Search code examples
mongodbapache-kafkaapache-kafka-connectchangestreammongodb-kafka-connector

Distributed Official Mongodb Kafka Source Connector with Multiple tasks Not working


I am running Apache Kafka on my Windows machine with two Kafka-Connect-Workers(Port 8083, 8084) and one topic with three partitions(replication of one). My issue is that I am able to see the fail-over to other Kafka-Connect worker whenever I shutdown one of them, but load balancing is not happening because the number of tasks is always ONE. I am using Official MongoDB-Kafka-Connector as Source(ChangeStream) with tasks.max=6. I tried updating MongoDB with multiple threads so that it could push more data into Kafka-Connect and may perhaps make Kafka-Connect create more tasks. Even under higher volume of data, tasks count remain one.

How I confirmed only one task is running? That's through the api "http://localhost:8083/connectors/mongodb-connector/status" : Response: { "name":"mongodb-connector", "connector": { "state":"RUNNING", "worker_id":"xx.xx.xx.xx:8083" } "tasks": [ { "id": 0, "state": "RUNNING" "worker_id": "xx.xx.xx.xx:8083" } ], "type": "source" } Am I missing something here? Why more tasks are not created?


Solution

  • It seems this is the behavior of Official MongoDB Kafka Source Connector. This is the answer I got on another forum from Ross Lawley(MongoDB developer):

    Prior to 1.2.0 only a single task was supported by the sink connector. The Source connector still only supports a single task, this is because it uses a single Change Stream cursor. This is enough to watch and publish changes cluster wide, database wide or down to a single collection.

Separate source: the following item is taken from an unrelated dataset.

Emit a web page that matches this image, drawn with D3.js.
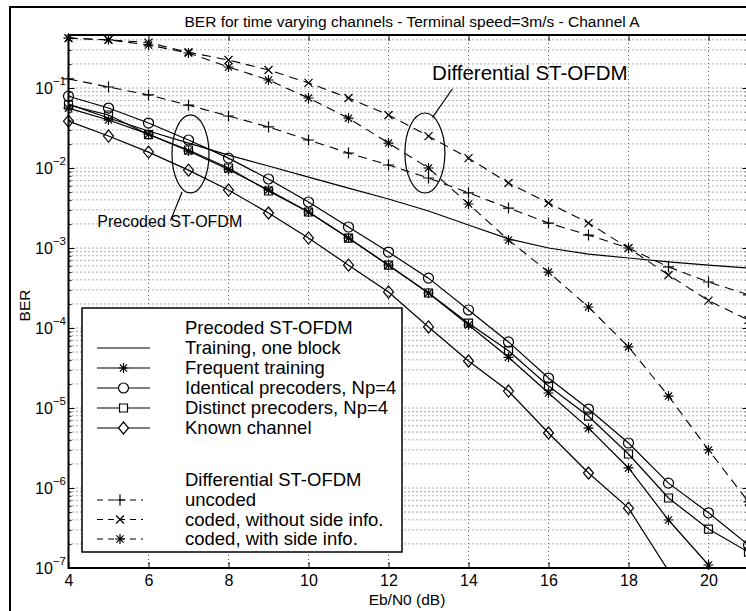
<!DOCTYPE html>
<html>
<head>
<meta charset="utf-8">
<script src="https://cdn.jsdelivr.net/npm/d3@7"></script>
<style>
  html, body { margin: 0; padding: 0; background: #fff; overflow: hidden; }
  svg { display: block; font-family: 'Liberation Sans', Arial, Helvetica, sans-serif; }
  .grid line { stroke: #5a5a5a; stroke-width: 1; stroke-dasharray: 1,3; }
  .tick line { stroke: #000; }
</style>
</head>
<body>
<script>
'use strict';

// Eb/N0 in dB, one value per simulated point
const snr = [4, 5, 6, 7, 8, 9, 10, 11, 12, 13, 14, 15, 16, 17, 18, 19, 20, 21];

// precoded ST-OFDM
const trainingOneBlock = [0.063, 0.0422, 0.029, 0.0205, 0.0145, 0.0106, 7.7e-3, 5.6e-3, 4.1e-3, 2.9e-3,
  1.94e-3, 1.3e-3, 1.0e-3, 8.4e-4, 7.5e-4, 6.7e-4, 6.1e-4, 5.6e-4];
const frequentTraining = [0.056, 0.0398, 0.0265, 0.0163, 9.6e-3, 5.3e-3, 2.82e-3, 1.33e-3, 6.1e-4, 2.74e-4,
  1.09e-4, 4.3e-5, 1.54e-5, 5.6e-6, 1.78e-6, 3.98e-7, 1.09e-7];
const identicalPrecoders = [0.079, 0.0562, 0.0365, 0.0224, 0.0133, 7.29e-3, 3.76e-3, 1.83e-3, 8.9e-4, 4.2e-4,
  1.68e-4, 6.7e-5, 2.37e-5, 9.7e-6, 3.65e-6, 1.15e-6, 4.9e-7, 1.94e-7];
const distinctPrecoders = [0.0613, 0.046, 0.0262, 0.0168, 1.0e-2, 5.16e-3, 2.82e-3, 1.33e-3, 6.1e-4, 2.74e-4,
  1.15e-4, 5.2e-5, 1.88e-5, 7.9e-6, 2.66e-6, 7.5e-7, 3.07e-7, 1.58e-7];
const knownChannel = [0.0385, 0.0251, 0.0158, 9.4e-3, 5.3e-3, 2.74e-3, 1.33e-3, 6.1e-4, 2.82e-4, 1.03e-4,
  3.87e-5, 1.63e-5, 4.87e-6, 1.54e-6, 5.6e-7, 9.2e-8];

// differential ST-OFDM
const diffUncoded = [0.13, 0.103, 0.082, 0.061, 0.0447, 0.0326, 0.0224, 0.0154, 0.0109, 7.5e-3,
  4.9e-3, 3.16e-3, 2.05e-3, 1.45e-3, 1.0e-3, 5.8e-4, 3.76e-4, 2.6e-4];
const diffCodedNoSide = [0.42, 0.40, 0.37, 0.28, 0.224, 0.168, 0.116, 0.075, 0.046, 0.025,
  0.0133, 6.5e-3, 3.65e-3, 2.05e-3, 1.0e-3, 4.6e-4, 2.2e-4, 1.26e-4];
const diffCodedSide = [0.42, 0.40, 0.345, 0.274, 0.183, 0.126, 0.075, 0.042, 0.0205, 0.01,
  3.55e-3, 1.26e-3, 5.0e-4, 1.83e-4, 5.8e-5, 1.41e-5, 2.99e-6, 6.7e-7];

const xTicks = [4, 6, 8, 10, 12, 14, 16, 18, 20];
const yDecades = [-7, -6, -5, -4, -3, -2, -1];

const titleText = 'BER for time varying channels - Terminal speed=3m/s - Channel A';
const xLabel = 'Eb/N0 (dB)';
const yLabel = 'BER';

const legendPrecodedTitle = 'Precoded ST-OFDM';
const legendPrecoded = ['Training, one block', 'Frequent training', 'Identical precoders, Np=4',
  'Distinct precoders, Np=4', 'Known channel'];
const legendDiffTitle = 'Differential ST-OFDM';
const legendDiff = ['uncoded', 'coded, without side info.', 'coded, with side info.'];

const W = 746, H = 611;
const plot = { l: 68.5, r: 748.5, t: 35, b: 568 };

const x = d3.scaleLinear().domain([4, 21]).range([plot.l, plot.r]);
const y = d3.scaleLog().domain([1e-7, 0.46]).range([plot.b, plot.t]);

const series = [
  { values: trainingOneBlock, marker: null, dashed: false },
  { values: frequentTraining, marker: 'star', dashed: false },
  { values: identicalPrecoders, marker: 'circle', dashed: false },
  { values: distinctPrecoders, marker: 'square', dashed: false },
  { values: knownChannel, marker: 'diamond', dashed: false },
  { values: diffUncoded, marker: 'plus', dashed: true },
  { values: diffCodedNoSide, marker: 'cross', dashed: true },
  { values: diffCodedSide, marker: 'star', dashed: true }
];

const svg = d3.select('body').append('svg')
    .attr('width', W)
    .attr('height', H);

svg.append('rect').attr('width', W).attr('height', H).attr('fill', '#fff');

// outer figure frame (only left and top edges are visible in the crop)
svg.append('path')
    .attr('d', `M 10 ${H} L 10 7 L ${W} 7`)
    .attr('fill', 'none')
    .attr('stroke', '#000')
    .attr('stroke-width', 2);

svg.append('defs').append('clipPath').attr('id', 'plotclip')
  .append('rect')
    .attr('x', plot.l).attr('y', plot.t)
    .attr('width', plot.r - plot.l).attr('height', plot.b - plot.t);

// grid: minor + major log lines, vertical lines at x ticks
const yAll = [];
yDecades.forEach(k => {
  for (let m = 1; m < 10; m++) {
    const v = m * Math.pow(10, k);
    if (v <= y.domain()[1]) yAll.push(v);
  }
});

const grid = svg.append('g').classed('grid', true);
grid.selectAll('line.h').data(yAll.filter(v => v > 1e-7)).enter().append('line')
    .classed('h', true)
    .attr('x1', plot.l).attr('x2', plot.r)
    .attr('y1', d => y(d)).attr('y2', d => y(d));
grid.selectAll('line.v').data(xTicks.filter(v => v > 4)).enter().append('line')
    .classed('v', true)
    .attr('y1', plot.t).attr('y2', plot.b)
    .attr('x1', d => x(d)).attr('x2', d => x(d));

// axes with inward ticks
const bottomAxis = svg.append('g')
    .attr('transform', `translate(0, ${plot.b})`)
    .call(d3.axisBottom(x).tickValues(xTicks).tickSizeInner(-6).tickSizeOuter(0).tickPadding(7));
bottomAxis.attr('font-family', null).attr('font-size', null);
bottomAxis.selectAll('text').attr('font-size', 16).attr('fill', '#000');

svg.append('g')
    .attr('transform', `translate(0, ${plot.t})`)
    .call(d3.axisTop(x).tickValues(xTicks).tickSizeInner(-6).tickSizeOuter(0).tickFormat(''));

svg.append('g')
    .attr('transform', `translate(${plot.l}, 0)`)
    .call(d3.axisLeft(y).tickValues(yDecades.map(k => Math.pow(10, k))).tickSizeInner(-6).tickSizeOuter(0).tickFormat(''));
svg.append('g')
    .attr('transform', `translate(${plot.l}, 0)`)
    .call(d3.axisLeft(y).tickValues(yAll).tickSizeInner(-3).tickSizeOuter(0).tickFormat(''));
svg.append('g')
    .attr('transform', `translate(${plot.r}, 0)`)
    .call(d3.axisRight(y).tickValues(yDecades.map(k => Math.pow(10, k))).tickSizeInner(-6).tickSizeOuter(0).tickFormat(''));
svg.append('g')
    .attr('transform', `translate(${plot.r}, 0)`)
    .call(d3.axisRight(y).tickValues(yAll).tickSizeInner(-3).tickSizeOuter(0).tickFormat(''));
svg.selectAll('.domain').remove();

// y tick labels as 10^k
const ylab = svg.append('g').selectAll('text').data(yDecades).enter().append('text')
    .attr('text-anchor', 'end')
    .attr('x', 66)
    .attr('y', d => y(Math.pow(10, d)) + 6)
    .attr('font-size', 16);
ylab.append('tspan').text('10');
ylab.append('tspan')
    .attr('dy', -9)
    .attr('font-size', 11.5)
    .text(d => '\u2212' + (-d));

// plot box
svg.append('rect')
    .attr('x', plot.l).attr('y', plot.t)
    .attr('width', plot.r - plot.l).attr('height', plot.b - plot.t)
    .attr('fill', 'none')
    .attr('stroke', '#000')
    .attr('stroke-width', 2);

// data
function markerPath(type) {
  switch (type) {
    case 'circle': return 'M -5 0 A 5 5 0 1 0 5 0 A 5 5 0 1 0 -5 0 Z';
    case 'square': return 'M -4 -4 L 4 -4 L 4 4 L -4 4 Z';
    case 'diamond': return 'M 0 -6 L 5 0 L 0 6 L -5 0 Z';
    case 'plus': return 'M -5.5 0 L 5.5 0 M 0 -5.5 L 0 5.5';
    case 'cross': return 'M -4 -4 L 4 4 M -4 4 L 4 -4';
    case 'star': return 'M -5 0 L 5 0 M 0 -5 L 0 5 M -3.6 -3.6 L 3.6 3.6 M -3.6 3.6 L 3.6 -3.6';
  }
  return '';
}

const line = d3.line()
    .x((d, i) => x(snr[i]))
    .y(d => y(d));

const datag = svg.append('g');
const linesg = datag.append('g').attr('clip-path', 'url(#plotclip)');
linesg.selectAll('path').data(series).enter().append('path')
    .attr('d', d => line(d.values))
    .attr('fill', 'none')
    .attr('stroke', '#000')
    .attr('stroke-width', d => d.dashed ? 1.1 : 1.2)
    .attr('stroke-dasharray', d => d.dashed ? '9,6' : null);

series.filter(s => s.marker).forEach(s => {
  datag.append('g').selectAll('path')
      .data(s.values.map((v, i) => [snr[i], v]).filter(p => p[1] >= 1e-7 && p[0] <= 21))
      .enter().append('path')
      .attr('transform', p => `translate(${x(p[0])}, ${y(p[1])})`)
      .attr('d', markerPath(s.marker))
      .attr('fill', 'none')
      .attr('stroke', '#000')
      .attr('stroke-width', 1.2);
});

// annotations
function annot(cxDb, cyVal, rx, ry) {
  svg.append('ellipse')
      .attr('cx', x(cxDb)).attr('cy', y(cyVal))
      .attr('rx', rx).attr('ry', ry)
      .attr('fill', 'none')
      .attr('stroke', '#000')
      .attr('stroke-width', 1.2);
}
annot(7.05, 0.015, 18.5, 39);
annot(12.91, 0.0154, 20, 40);

svg.append('line')
    .attr('x1', x(6.84)).attr('y1', y(5.0e-3))
    .attr('x2', x(6.55)).attr('y2', y(2.2e-3))
    .attr('stroke', '#000').attr('stroke-width', 1.2);
svg.append('line')
    .attr('x1', x(13.1)).attr('y1', y(0.043))
    .attr('x2', x(13.6)).attr('y2', y(0.098))
    .attr('stroke', '#000').attr('stroke-width', 1.2);

svg.append('text')
    .attr('x', x(4.72)).attr('y', y(1.85e-3))
    .attr('font-size', 16)
    .text(legendPrecodedTitle);
svg.append('text')
    .attr('x', x(13.09)).attr('y', y(0.125))
    .attr('font-size', 20.5)
    .text(legendDiffTitle);

// title and axis labels
svg.append('text')
    .attr('x', 412).attr('y', 27)
    .attr('text-anchor', 'middle')
    .attr('font-size', 15.5)
    .text(titleText);
svg.append('text')
    .attr('x', 407).attr('y', 605)
    .attr('text-anchor', 'middle')
    .attr('font-size', 15.5)
    .text(xLabel);
svg.append('text')
    .attr('transform', `translate(30, ${(plot.t + plot.b) / 2 + 4}) rotate(-90)`)
    .attr('text-anchor', 'middle')
    .attr('font-size', 15.5)
    .text(yLabel);

// legend
const lg = svg.append('g');
lg.append('rect')
    .attr('x', 82).attr('y', 308)
    .attr('width', 320).attr('height', 244)
    .attr('fill', '#fff')
    .attr('stroke', '#000')
    .attr('stroke-width', 1.5);

const legendRows = [{ label: legendPrecodedTitle, s: null, y: 334 }]
    .concat(legendPrecoded.map((t, i) => ({ label: t, s: series[i], y: 354 + i * 20 })))
    .concat([{ label: legendDiffTitle, s: null, y: 486 }])
    .concat(legendDiff.map((t, i) => ({ label: t, s: series[5 + i], y: 506 + i * 19.5 })));

const rowg = lg.selectAll('g.row').data(legendRows).enter().append('g').classed('row', true)
    .attr('transform', d => `translate(0, ${d.y})`);
rowg.append('text')
    .attr('x', 185)
    .attr('y', 0)
    .attr('font-size', 18.5)
    .text(d => d.label);
const samp = rowg.filter(d => d.s);
samp.append('line')
    .attr('x1', 97).attr('x2', d => d.s.dashed ? 143 : 150)
    .attr('y1', -6).attr('y2', -6)
    .attr('stroke', '#000')
    .attr('stroke-width', 1.2)
    .attr('stroke-dasharray', d => d.s.dashed ? '6,5' : null);
samp.filter(d => d.s.marker).append('path')
    .attr('transform', d => `translate(${d.s.dashed ? 120 : 123.5}, -6)`)
    .attr('d', d => markerPath(d.s.marker))
    .attr('fill', d => d.s.dashed ? 'none' : '#fff')
    .attr('stroke', '#000')
    .attr('stroke-width', 1.2);
</script>
</body>
</html>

    I raised this ticket: https://jira.mongodb.org/browse/KAFKA-121 Got following response: The source connector will only ever produce a single task. This is by design as the source connector is backed by a change stream. Change streams internally use the same data as used by replication engine and as such should be able to scale as the database does. There are no plans to allow multiple cursors, however, should you feel that this is not meeting your requirements, then you can configure multiple connectors and each would have its own change stream cursor.